Enfin, et nous retombons ici sur des considérations plus personnelles, les robots soldats posent un problème éthique majeur. Je considère qu’il faut maintenir un certain équilibre dans la mise en situation de danger : pour assumer le droit de tuer, il faut assumer le risque de mourir. Une machine isolée de ce type ne remplit pas ce contrat d’équilibre. Cela ne devient acceptable que dans le cas d’une machine prévue en accompagnement de soldats. Si l’on parvient à faire des SALA, il faut que ces machines soient au moins aussi bonnes moralement qu’un soldat humain, dont la plus grande qualité reste le discernement émotionnel, qui lui permet de faire preuve de clémence, de décider dans l’incertitude, presque de façon primaire. Nous ne sommes pas encore capables de programmer une telle éthique artificielle.

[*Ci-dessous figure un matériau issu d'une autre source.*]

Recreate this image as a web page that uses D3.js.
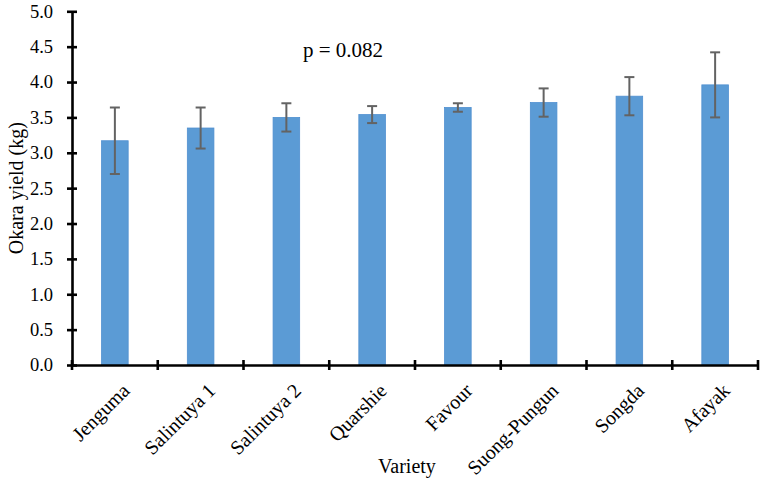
<!DOCTYPE html>
<html>
<head>
<meta charset="utf-8">
<script src="https://cdn.jsdelivr.net/npm/d3@7"></script>
<style>
  body { margin: 0; background: #fff; }
  text { font-family: "Liberation Serif", "Times New Roman", serif; fill: #000; }
</style>
</head>
<body>
<svg width="765" height="484"></svg>
<script>
// values
var varieties = ['Jenguma', 'Salintuya 1', 'Salintuya 2', 'Quarshie', 'Favour', 'Suong-Pungun', 'Songda', 'Afayak'];
var yieldKg = [3.17, 3.35, 3.50, 3.54, 3.64, 3.71, 3.80, 3.96];
var errKg = [0.47, 0.29, 0.20, 0.12, 0.06, 0.20, 0.27, 0.46];
var yTicks = [0, 0.5, 1, 1.5, 2, 2.5, 3, 3.5, 4, 4.5, 5];

var data = varieties.map(function (v, i) {
  return { variety: v, value: yieldKg[i], err: errKg[i] };
});

var svg = d3.select('svg');
var plotLeft = 72, plotRight = 758, plotTop = 11.3, plotBottom = 365;

var xScale = d3.scaleBand().domain(varieties).range([plotLeft, plotRight]).paddingInner(0.69).paddingOuter(0.345);
var yScale = d3.scaleLinear().domain([0, 5]).range([plotBottom, plotTop]);
var band = d3.scaleBand().domain(varieties).range([plotLeft, plotRight]);

// bars
svg.selectAll('.bar')
  .data(data)
  .enter()
  .append('rect')
  .attr('class', 'bar')
  .attr('x', d => xScale(d.variety))
  .attr('y', d => yScale(d.value))
  .attr('width', xScale.bandwidth())
  .attr('height', d => yScale(0) - yScale(d.value))
  .attr('fill', '#5b9bd5')
  .attr('stroke', '#4f8fd0')
  .attr('stroke-width', 0.8);

// error bars
var eb = svg.selectAll('.err').data(data).enter().append('g').attr('class', 'err')
  .attr('stroke', '#636363').attr('stroke-width', 2);
var cx = d => xScale(d.variety) + xScale.bandwidth() / 2;
eb.append('line')
  .attr('x1', cx).attr('x2', cx)
  .attr('y1', d => yScale(d.value + d.err))
  .attr('y2', d => yScale(d.value - d.err));
eb.append('line')
  .attr('x1', d => cx(d) - 5).attr('x2', d => cx(d) + 5)
  .attr('y1', d => yScale(d.value + d.err))
  .attr('y2', d => yScale(d.value + d.err));
eb.append('line')
  .attr('x1', d => cx(d) - 5).attr('x2', d => cx(d) + 5)
  .attr('y1', d => yScale(d.value - d.err))
  .attr('y2', d => yScale(d.value - d.err));

// y axis
var yAxis = svg.append('g')
  .attr('transform', `translate(${plotLeft},0)`)
  .call(d3.axisLeft(yScale).tickValues(yTicks).tickFormat(d3.format('.1f')).tickSizeInner(5).tickSizeOuter(0).tickPadding(14));
yAxis.select('.domain').attr('stroke', '#000').attr('stroke-width', 2.6);
yAxis.selectAll('.tick line').attr('stroke', '#000').attr('stroke-width', 2.6).attr('x2', 5).attr('x1', -5);
yAxis.selectAll('.tick text').attr('font-size', 18.5).style('font-family', '"Liberation Serif", serif');

// x axis
var xAxis = svg.append('g')
  .attr('transform', `translate(0,${plotBottom})`)
  .call(d3.axisBottom(xScale).tickSize(0).tickFormat(''));
xAxis.select('.domain').attr('stroke', '#000').attr('stroke-width', 2.6);
xAxis.selectAll('.tick').remove();
var bounds = varieties.map(v => band(v)).concat([plotRight]);
xAxis.selectAll('.xt')
  .data(bounds)
  .enter()
  .append('line')
  .attr('x1', d => d).attr('x2', d => d)
  .attr('y1', -5).attr('y2', 5)
  .attr('stroke', '#000').attr('stroke-width', 2.6);

svg.selectAll('.xlab')
  .data(varieties)
  .enter()
  .append('text')
  .attr('class', 'xlab')
  .attr('transform', d => `translate(${xScale(d) + xScale.bandwidth() / 2 + 6},${plotBottom + 17}) rotate(-45)`)
  .attr('text-anchor', 'end')
  .attr('dy', '0.7em')
  .attr('font-size', 20)
  .text(d => d);

// titles
svg.append('text')
  .attr('transform', `translate(23,${(plotTop + plotBottom) / 2}) rotate(-90)`)
  .attr('text-anchor', 'middle')
  .attr('font-size', 20)
  .text('Okara yield (kg)');

svg.append('text')
  .attr('x', 407)
  .attr('y', 473)
  .attr('text-anchor', 'middle')
  .attr('font-size', 20)
  .text('Variety');

svg.append('text')
  .attr('x', 303)
  .attr('y', 57)
  .attr('font-size', 21)
  .text('p = 0.082');
</script>
</body>
</html>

Les systèmes avec « l’homme dans la boucle » de décision sont donc idoines, ou du moins constituent-ils un bon compromis ?
Il faudrait un système hybride, capable de passer d’une phase autonome à une phase de contrôle. Il existe d’ailleurs un nouvel acronyme qui comprend ce principe d’hybridité : SALIA (Systèmes d’Armes Létales Intégrant l’Autonomie). Peut-être est-ce la meilleure solution possible, l’alliance de la froide efficacité de la machine et du discernement humain.
Votre livre, « Robots Tueurs », peut-il être considéré comme un manifeste humaniste ?
Le terme me paraît un peu grandiloquent mais il convient puisque j’ai voulu, dans ce livre que j’ai davantage écrit pour nourrir un débat interne aux Armées que pour le grand public, poser des limites à l’introduction de l’IA dans la guerre et ainsi empêcher de faire l’erreur de renier ce que nous sommes, de perdre notre âme au combat avant même le résultat final, d’avoir un usage abusif de la force. Nous empêcher de devenir pires que nos ennemis, en quelque sorte.
Dans ce livre, toujours, vous dites tirer des leçons de la littérature, plus particulièrement de ses dystopies : accordez-vous vraiment aux auteurs un pouvoir d’anticipation, de prédiction, alors même que leur travail est qualifié de science-fiction ?
Je pense sincèrement qu’il y a quelque chose à retirer de ces travaux de science-fiction. Je m’accorde dès lors avec le Ministère des Armées qui a missionné une dizaine d’auteurs de science-fiction français dont le livre vient de sortir (Ces guerres qui nous attendent, 2030-2060 – Éditions Équateurs), et qui présente plusieurs scénarios de guerre possibles pour nous permettre d’imaginer ce que sera l’Armée et le monde dans trente ans, à l’ère de la surabondance des réseaux sociaux ou encore de la piraterie cyberpunk. Ça peut paraître loufoque, mais beaucoup de romans de science-fiction des années 40 et 50 l’étaient aussi et pourtant leurs hypothèses se sont avérées. Je pense qu’il faut toujours accepter le plus improbable pour se préparer au pire, en étudiant toutes les possibilités. Ces travaux permettent en tout cas d’activer notre imaginaire pour mieux réfléchir à la suite.